Mariannelund is a locality situated in Hässleby parish in Eksjö Municipality, Jönköping County, in the region of Småland, Sweden with 1,468 inhabitants in 2010.

Mariannelund is situated in the Småland highlands (elevation 118–280 metres above sea level), 39 km east of Eksjö. A railway running from Jönköping by lake Vättern to the Baltic Sea crosses through Mariannelund as well as the coast to coast road number 40. The river Bruza floats through Mariannelund and is part of the greater Em river system. The industry is dominated by forest and building companies.

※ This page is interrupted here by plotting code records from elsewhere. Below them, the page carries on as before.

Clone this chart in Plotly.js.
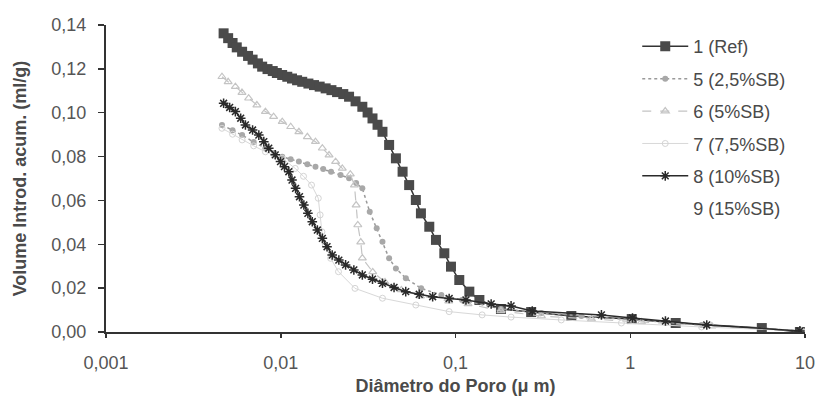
<!DOCTYPE html>
<html>
<head>
<meta charset="utf-8">
<script src="https://cdn.plot.ly/plotly-3.0.1.min.js"></script>
<style>html,body{margin:0;padding:0;background:#fff;}#chart{width:817px;height:396px;}</style>
</head>
<body>
<div id="chart"></div>
<script>
// Series names
var seriesNames = ['1 (Ref)', '5 (2,5%SB)', '6 (5%SB)', '7 (7,5%SB)', '8 (10%SB)', '9 (15%SB)'];

// 1 (Ref)
var d1 = [0.00471, 0.0050, 0.0053, 0.0056, 0.00601, 0.0065, 0.0069, 0.0074, 0.00783, 0.0084, 0.0090, 0.0095, 0.01019, 0.0109, 0.0116, 0.0124, 0.01327, 0.0144, 0.0155, 0.0167, 0.01807, 0.0195, 0.0210, 0.0228, 0.0246, 0.0268, 0.0293, 0.0314, 0.0335, 0.0358, 0.0382, 0.0417, 0.0456, 0.0498, 0.0543, 0.0593, 0.0634, 0.0708, 0.0773, 0.0863, 0.0942, 0.1051, 0.120, 0.137, 0.182, 0.271, 0.46, 1.02, 1.82, 5.66, 9.35];
var v1 = [0.1362, 0.1340, 0.1318, 0.1298, 0.1278, 0.1259, 0.1242, 0.1225, 0.1210, 0.1199, 0.1190, 0.1181, 0.1172, 0.1164, 0.1156, 0.1148, 0.1141, 0.1133, 0.1126, 0.1119, 0.1111, 0.1103, 0.1094, 0.1085, 0.1073, 0.1052, 0.1027, 0.1001, 0.0974, 0.0945, 0.0913, 0.0853, 0.0792, 0.0731, 0.0670, 0.0602, 0.0541, 0.0480, 0.0420, 0.0359, 0.0298, 0.0237, 0.0184, 0.0146, 0.0105, 0.0091, 0.0073, 0.0059, 0.0041, 0.0018, 0.0000];

// 5 (2,5%SB)
var d5 = [0.00461, 0.0053, 0.00601, 0.0070, 0.00817, 0.0092, 0.0102, 0.0114, 0.0127, 0.0142, 0.0158, 0.0175, 0.0194, 0.0220, 0.0246, 0.0270, 0.0293, 0.0323, 0.0354, 0.0382, 0.0417, 0.0456, 0.0520, 0.0636, 0.0830, 0.1090, 0.182, 0.31, 0.525, 1.02, 2.56, 9.6];
var v5 = [0.0944, 0.0920, 0.0898, 0.0866, 0.0838, 0.0816, 0.0799, 0.0788, 0.0777, 0.0765, 0.0754, 0.0743, 0.0731, 0.0716, 0.0701, 0.0680, 0.0655, 0.0548, 0.0473, 0.0412, 0.0336, 0.0290, 0.0245, 0.0199, 0.0169, 0.0146, 0.0105, 0.0087, 0.0073, 0.0055, 0.0032, 0.0005];

// 6 (5%SB)
var d6 = [0.00461, 0.0050, 0.0055, 0.0060, 0.00655, 0.0073, 0.00817, 0.0091, 0.0102, 0.0114, 0.0127, 0.0142, 0.0158, 0.0173, 0.0189, 0.0206, 0.0225, 0.0250, 0.0264, 0.0270, 0.0276, 0.0287, 0.0293, 0.0336, 0.0395, 0.0490, 0.0630, 0.0915, 0.1180, 0.182, 0.31, 0.6, 1.16, 2.93, 9.6];
var v6 = [0.1164, 0.1141, 0.1119, 0.1092, 0.1066, 0.1035, 0.1005, 0.0982, 0.0959, 0.0936, 0.0913, 0.0890, 0.0868, 0.0838, 0.0807, 0.0777, 0.0746, 0.0720, 0.0670, 0.0579, 0.0488, 0.0410, 0.0337, 0.0274, 0.0228, 0.0192, 0.0164, 0.0141, 0.0128, 0.0096, 0.0073, 0.0059, 0.0046, 0.0027, 0.0005];

// 7 (7,5%SB)
var d7 = [0.00461, 0.0053, 0.00601, 0.0070, 0.00817, 0.0092, 0.0102, 0.0121, 0.0135, 0.0150, 0.0164, 0.0168, 0.0172, 0.0180, 0.0193, 0.0214, 0.0266, 0.0382, 0.0593, 0.0920, 0.1420, 0.208, 0.403, 0.89, 2.56, 9.6];
var v7 = [0.0929, 0.0902, 0.0876, 0.0849, 0.0822, 0.0806, 0.0792, 0.0746, 0.0710, 0.0670, 0.0610, 0.0534, 0.0457, 0.0397, 0.0336, 0.0275, 0.0199, 0.0154, 0.0123, 0.0093, 0.0078, 0.0068, 0.0055, 0.0041, 0.0023, 0.0005];

// 8 (10%SB)
var d8 = [0.00471, 0.0051, 0.0055, 0.0059, 0.00628, 0.0069, 0.00749, 0.0080, 0.00854, 0.0093, 0.00997, 0.0105, 0.01112, 0.0116, 0.01216, 0.0128, 0.01356, 0.0143, 0.01515, 0.0162, 0.0173, 0.0184, 0.0197, 0.0215, 0.0235, 0.0262, 0.0293, 0.0335, 0.0382, 0.0445, 0.0519, 0.0620, 0.0740, 0.0920, 0.1148, 0.160, 0.208, 0.275, 0.684, 1.03, 1.59, 2.74, 9.35];
var v8 = [0.1043, 0.1024, 0.1005, 0.0975, 0.0944, 0.0921, 0.0898, 0.0868, 0.0838, 0.0808, 0.0777, 0.0754, 0.0731, 0.0693, 0.0655, 0.0617, 0.0579, 0.0541, 0.0503, 0.0465, 0.0427, 0.0389, 0.0351, 0.0328, 0.0306, 0.0283, 0.0260, 0.0241, 0.0222, 0.0203, 0.0184, 0.0172, 0.0161, 0.0153, 0.0146, 0.0128, 0.0119, 0.0096, 0.0078, 0.0064, 0.0050, 0.0032, 0.0005];

// 9 (15%SB) - not visible in the reference
var d9 = [null];
var v9 = [null];

// Axis ticks
var xTickVals = [0.001, 0.01, 0.1, 1, 10];
var xTickText = ['0,001', '0,01', '0,1', '1', '10'];

var FONT = 'Liberation Sans, Arial, sans-serif';

function tr(x, y, name, color, dash, width, symbol, msize, mcolor, mline) {
  return {
    x: x, y: y, name: name, type: 'scatter', mode: 'lines+markers',
    legendgroup: name,
    line: {color: color, dash: dash, width: width},
    marker: {symbol: symbol, size: msize, color: mcolor, line: {color: mcolor, width: mline}},
    showlegend: true
  };
}

var traces = [
  tr(d1, v1, seriesNames[0], '#333333', 'solid', 1.5, 'square', 10, '#4a4a4a', 0),
  tr(d5, v5, seriesNames[1], '#9a9a9a', 'dot', 1.5, 'circle', 6, '#a8a8a8', 0),
  tr(d6, v6, seriesNames[2], '#c4c4c4', 'dash', 1.2, 'triangle-up-open', 7, '#c4c4c4', 1.2),
  tr(d7, v7, seriesNames[3], '#d8d8d8', 'solid', 1, 'circle-open', 6, '#d4d4d4', 1),
  tr(d8, v8, seriesNames[4], '#2a2a2a', 'solid', 1.5, 'asterisk-open', 8, '#2a2a2a', 1.5),
  tr(d9, v9, seriesNames[5], '#ffffff', 'solid', 1, 'circle', 6, '#ffffff', 0)
];

var layout = {
  width: 817, height: 396,
  margin: {l: 106, r: 12, t: 25, b: 64},
  paper_bgcolor: '#ffffff', plot_bgcolor: '#ffffff',
  separators: ',.',
  font: {family: FONT, color: '#4a4a4a'},
  xaxis: {
    type: 'log', range: [-3, 1],
    tickvals: xTickVals, ticktext: xTickText,
    showgrid: false, zeroline: false,
    showline: true, linecolor: '#333333', linewidth: 2,
    ticks: 'outside', ticklen: 4, tickcolor: '#333333', tickwidth: 1.5,
    ticklabelstandoff: 9,
    tickfont: {family: FONT, size: 18, color: '#555555'},
    title: {text: 'Diâmetro do Poro (μ m)', font: {family: FONT, size: 18, color: '#4a4a4a', weight: 'bold'}, standoff: 14}
  },
  yaxis: {
    range: [0, 0.14], dtick: 0.02, tick0: 0, tickformat: '.2f',
    showgrid: false, zeroline: false,
    showline: true, linecolor: '#333333', linewidth: 2,
    ticks: 'outside', ticklen: 6, tickcolor: '#333333', tickwidth: 1.5,
    ticklabelstandoff: 8,
    tickfont: {family: FONT, size: 18, color: '#555555'},
    title: {text: 'Volume Introd. acum. (ml/g)', font: {family: FONT, size: 18, color: '#4a4a4a', weight: 'bold'}, standoff: 20}
  },
  legend: {
    x: 0.76, y: 0.99, xanchor: 'left', yanchor: 'top',
    font: {family: FONT, size: 18, color: '#4a4a4a'},
    bgcolor: 'rgba(0,0,0,0)', itemwidth: 46,
    traceorder: 'grouped', tracegroupgap: 6
  },
  showlegend: true
};

Plotly.newPlot('chart', traces, layout, {staticPlot: true, displayModeBar: false});
</script>
</body>
</html>
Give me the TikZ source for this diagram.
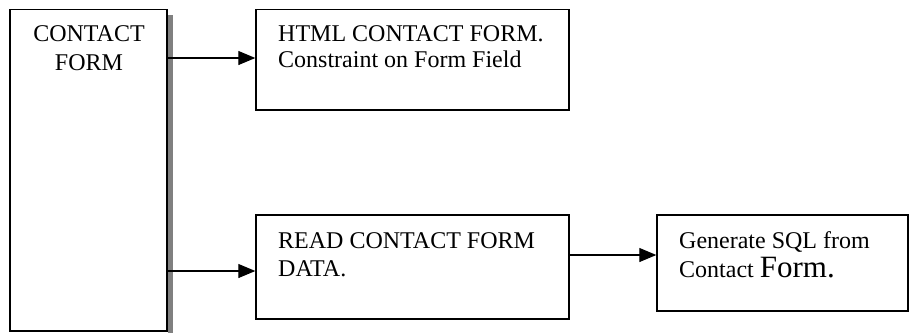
\documentclass[tikz,border=0pt]{standalone}
\usepackage{fontspec}
\setmainfont{Liberation Serif}
\usetikzlibrary{arrows.meta}

\begin{document}
\begin{tikzpicture}[x=1pt, y=-1pt,
  box/.style={draw=black, line width=1.4pt, inner sep=0pt, fill=white},
  lbl/.style={inner sep=0pt, font=\fontsize{24pt}{28pt}\selectfont},
  arr/.style={draw=black, line width=1.1pt, -{Triangle[length=17pt,width=14pt]}},
  shade/.style={fill=black!50, draw=none}]

  % page frame
  \useasboundingbox (0,0) rectangle (909,333);

  % shadow strip on the right of the tall box
  \fill[shade] (167.5,15) rectangle (173,333);

  % boxes
  \node[box, minimum width=157pt, minimum height=321.5pt] (cf) at (88.5,170.25) {};
  \node[box, minimum width=313pt, minimum height=100.5pt] (html) at (412.5,59.75) {};
  \node[box, minimum width=313pt, minimum height=104pt] (read) at (412.5,267) {};
  \node[box, minimum width=251pt, minimum height=96pt] (sql) at (782.5,263) {};

  % texts
  \node[lbl, anchor=base] (cf1) at (89,41) {CONTACT};
  \node[lbl, anchor=base] (cf2) at (89,70) {FORM};
  \node[lbl, anchor=base west] (h1) at (278,41) {HTML CONTACT FORM.};
  \node[lbl, anchor=base west] (h2) at (278,67) {Constraint on Form Field};
  \node[lbl, anchor=base west] (r1) at (278,248.5) {READ CONTACT FORM};
  \node[lbl, anchor=base west] (r2) at (278,276) {DATA.};
  \node[lbl, anchor=base west] (s1) at (679,248.5) {Generate SQL from};
  \node[lbl, anchor=base west] (s2) at (679,277.5) {Contact {\fontsize{31pt}{31pt}\selectfont Form.}};

  % connectors
  \draw[arr] ([yshift=1.75pt]cf.east |- html.west) -- ([yshift=1.75pt]html.west);
  \draw[arr] ([yshift=-4pt]cf.east |- read.west) -- ([yshift=-4pt]read.west);
  \draw[arr] ([yshift=8pt]read.east |- sql.west) -- ([yshift=8pt]sql.west);
\end{tikzpicture}
\end{document}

Together with the neighbouring parish of Kråkshult Mariannelund formed its own municipality (township) until it joined with Eksjö in 1971.

Mariannelund is probably mostly known through the stories of Astrid Lindgren, mostly her books about Emil i Lönneberga. Mariannelund is home to the Doctor, whom the people of the Katthult farm need to visit regularly. The movies based on the books about Emil were filmed in Mariannelund in the beginning of the 1970s.

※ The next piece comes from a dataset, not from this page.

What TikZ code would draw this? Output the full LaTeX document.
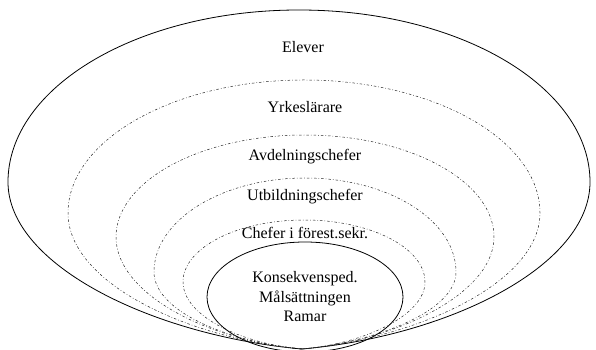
\documentclass[tikz,border=0pt]{standalone}
\usepackage{fontspec}
\setmainfont{Liberation Serif}
\usetikzlibrary{shapes.geometric}

\begin{document}
\begin{tikzpicture}[x=1pt, y=1pt,
	rim/.style={line width=0.8pt},
	layer/.style={line width=0.5pt, black!85, dash pattern={on 2.5pt off 2pt on 0.7pt off 2pt}},
	tag/.style={font=\fontsize{16}{19.5}\selectfont, align=center, inner sep=0pt}]
	% Frame and meeting point:
	\useasboundingbox (0, 0) rectangle (596, 350);
	\coordinate (B) at (302, 1);
	% Outer rim:
	\draw[rim] (B) .. controls (155, 14) and (8, 84) .. (8, 168) .. controls (8, 263) and (138, 340) .. (299, 340) .. controls (460, 340) and (590, 263) .. (590, 168) .. controls (590, 84) and (449, 14) .. (B);
	% Dotted layers:
	\draw[layer] (B) .. controls (185, 12) and (68, 68) .. (68, 137) .. controls (68, 210) and (174, 270) .. (304, 270) .. controls (434, 270) and (540, 210) .. (540, 137) .. controls (540, 68) and (419, 12) .. (B);
	\draw[layer] (B) .. controls (209, 9) and (116, 56) .. (116, 113) .. controls (116, 169) and (201, 215) .. (305, 215) .. controls (409, 215) and (494, 169) .. (494, 113) .. controls (494, 56) and (395, 9) .. (B);
	\draw[layer] (B) .. controls (228, 8) and (154, 39) .. (154, 78) .. controls (154, 130) and (222, 172) .. (305, 172) .. controls (388, 172) and (456, 130) .. (456, 78) .. controls (456, 39) and (376, 8) .. (B);
	\draw[layer] (B) .. controls (242, 6) and (183, 34) .. (183, 68) .. controls (183, 102) and (237, 130) .. (304, 130) .. controls (371, 130) and (425, 102) .. (425, 68) .. controls (425, 34) and (362, 6) .. (B);
	% Core:
	\node[shape=ellipse, draw, rim, minimum width=196pt, minimum height=110pt, tag] (core) at (305, 53) {Konsekvensped.\\Målsättningen\\Ramar};
	% Labels:
	\node[tag] (elever) at (303, 303) {Elever};
	\node[tag] (yrkes) at (305, 243) {Yrkeslärare};
	\node[tag] (avd) at (305, 193) {Avdelningschefer};
	\node[tag] (utb) at (305, 153) {Utbildningschefer};
	\node[tag] (chef) at (305, 117) {Chefer i förest.sekr.};
\end{tikzpicture}
\end{document}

The nature in and around Mariannelund is hilly and rich in forest. Several peculiar and mighty natural phenomena are to be found in the surroundings. Amongst these are Runkesten, a large rock standing on its edge and most probably the largest rock on earth which can be put into motion by human hand. Other natural phenomena around Mariannelund are several mighty and narrow gorges and the Kvill oak.

Mariannelund grew considerably in the beginning of the 20th century. Heavy industry dominated the town for many years. Since the large paper factory was dismantled in the 1970s, Mariannelund has more and more become a centre for tourism.